The Limits of Computation and the Art of the Possible

Let us conclude with a grand thought experiment. A politician promises a real-time simulator of the entire global economy, tracking every one of its billions of agents. Is this possible? Armed with our FLOPs-based reasoning, we can now give a definitive answer.

First, we hit the Arithmetic Wall. To capture feedback effects, every agent must, in some way, be coupled to every other. A model with pairwise interactions among $N \approx 10^9$ agents would require work on the order of $O(N^2)$ , or $10^{18}$ FLOPs, for a single time step. To run in real-time ( $1\,\mathrm{Hz}$ ), this requires a sustained performance of an exaFLOP—the absolute peak of modern supercomputing, achievable only for idealized problems.

Second, we hit the Data Wall. Even if a miraculous $O(N)$ algorithm existed, we must still read and write the state of every agent for each update. Assuming a modest state size per agent, this implies moving petabytes of data per second. This data bandwidth requirement exceeds the capabilities of any machine on Earth, a bottleneck often called the "memory wall."

Finally, we hit the Power Wall. Computation is a physical process that consumes energy. Based on the energy efficiency of the best current supercomputers, sustaining an exaFLOP of computation would require tens of megawatts of power—the output of a small power station. And this is the most optimistic scenario. A more realistic estimate of the problem's scale would require power levels rivaling that of entire nations, a limit set not by engineering, but by thermodynamics.

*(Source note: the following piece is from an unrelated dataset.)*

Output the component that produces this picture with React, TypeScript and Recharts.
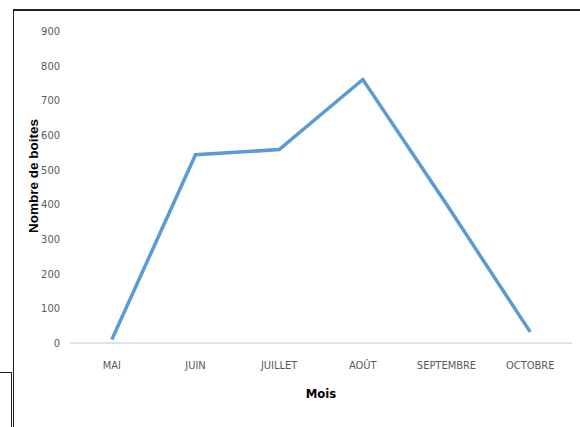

So, our ability to count these tiny operations does more than just help us write faster code. It gives us a map of the computational universe. It shows us where the fertile valleys are, where cleverness and insight can make the impossible possible. It shows us the steep mountains of complexity that we must learn to navigate, or avoid. And it reveals the hard, physical boundaries of that universe—the limits set not by our ingenuity, but by the laws of physics themselves. This counting, this simple act of accounting for every multiplication and addition, is ultimately a tool for understanding our place in the cosmos of computation, a guide to what we can know, and a humbling reminder of what we cannot.